There was a reason for that.

When Otis Chandler took over as publisher of The Times in 1960, the paper was justifiably held in low regard, and the editorial pages were, by any reasonable measure, positively disreputable. Ever since his great-grandfather, Gen. Harrison Gray Otis, had purchased the paper, its editorials had been used mainly for two things: One was to reward the proprietors’ political friends (all Republicans) and to punish political enemies (invariably Democrats). The other was to advance the financial interests of the Chandler family and their associates. Otis Chandler was determined to change that, and, working closely with the then editor of the editorial pages, Anthony Day, remade the department and instituted a system of daily checks and balances under which the editorial page editor reported simultaneously to the publisher and to the newspaper’s editor. Moreover, the paper’s senior newsroom editors -- the managing editor, the associate editor and the national, foreign and business editors, etc., were brought onto the editorial board. (The point was to create a crowd too big to fit into anybody’s back room.)


This wasn’t done to blend news and opinion. Instead, the broadening of the editorial board was intended to make the process of arriving at editorial decisions as public as possible -- to create transparency, as we now say. If you were an editorial writer proposing a piece for the next day’s paper, you had to sit across a conference table from the editor and the publisher and the paper’s senior most news editors and defend not only the argument you intended to make but also its factual basis. It was a rigorous, often bracing experience.

The animating principle was a sense that the editorial pages were the place where The Times most directly expressed its conscience as an institution, something exercised as a public trust. Whatever readers thought of the editorials’ conclusions, it was regarded as essential that readers believed those conclusions were reached honestly and dispassionately.

Unfortunately, the system that assured this has been whittled away over the years, and recently the editorial pages were placed directly and solely under the publisher’s supervision.

If you’ve been following the rather turgid little soap opera that Martinez has created around himself, this little bit of history won’t strike you as a digression.

To summarize: Martinez resigned in pique after The Times publisher, David D. Hiller, told him he couldn’t go forward with a Current section that was being guest-edited by Hollywood producer Brian Grazer. Hiller intervened when it was learned that Martinez has been dating a Hollywood publicist whose firm represents the producer. In fact, the agency obtained Grazer’s business after Martinez’s girlfriend’s boss facilitated the arrangement between the producer and The Times.

Hiller may have been slow to see a preposterous idea masquerading as an innovation -- there’s a lot of that going around these days -- but he had no trouble at all recognizing an ethical train wreck when he saw it coming.

The irony is that, since his abrupt resignation Thursday, Martinez has been posting a kind of serial apologia for his giddy behavior. He told the New York Times, for example, that he had been victimized by -- among many other things -- “a perception that Hiller is trying to suck up to Hollywood and advertisers.”

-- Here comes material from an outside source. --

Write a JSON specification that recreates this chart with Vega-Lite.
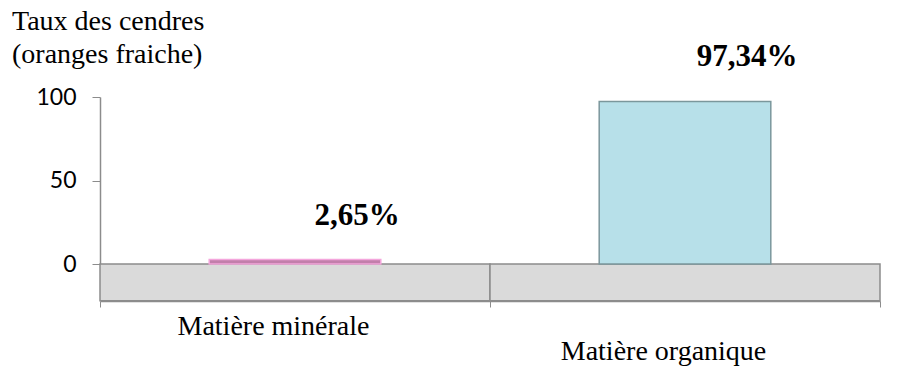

Funny, but it isn’t the publisher who was dating a Hollywood publicist.

Martinez’s real villains are cabals of newsroom reporters who he alleges, in a series of rambling Internet posts, are attempting to take control of the editorial pages. Strangely enough, two of the scheming journalists Martinez singles out in a post-resignation e-mail to the LA Observed website are Times legal affairs writer Henry Weinstein ... and me.

It’s always a compliment, of course, to be linked with my old friend Henry Weinstein. That said, to the extent a point can be discerned in this latest of Martinez’s exiting tantrums, it’s that he believes the separation between The Times’ newsroom and the editorial pages is insufficient. That’s a debatable point, but I’m mystified as to what it has to do with the rather rudimentary conflict of interest that led to Martinez’s resignation.

Further -- and also for the record -- I’ve never exchanged a word with Andres Martinez nor even met him. Similarly, I don’t think I know a single editorial writer, nor could I name one. That seems fairly “separate” to me.

In fact, like his resignation, Martinez’s difficulties were entirely volitional and had nothing whatsoever to do with The Times’ structural problems -- real or imagined. What isn’t imagined is the recklessness he displayed toward basic ethic strictures and the anger he’s now displaying at The Times as an institution and toward its senior business and news executives, simply because he was caught out.

Like most of my colleagues at The Times, I’m fundamentally uninterested in other people’s personal lives, but I’ve always subscribed to the late Abe Rosenthal’s standard for journalists: I don’t care whether my colleagues sleep with elephants, so long as they don’t cover the circus.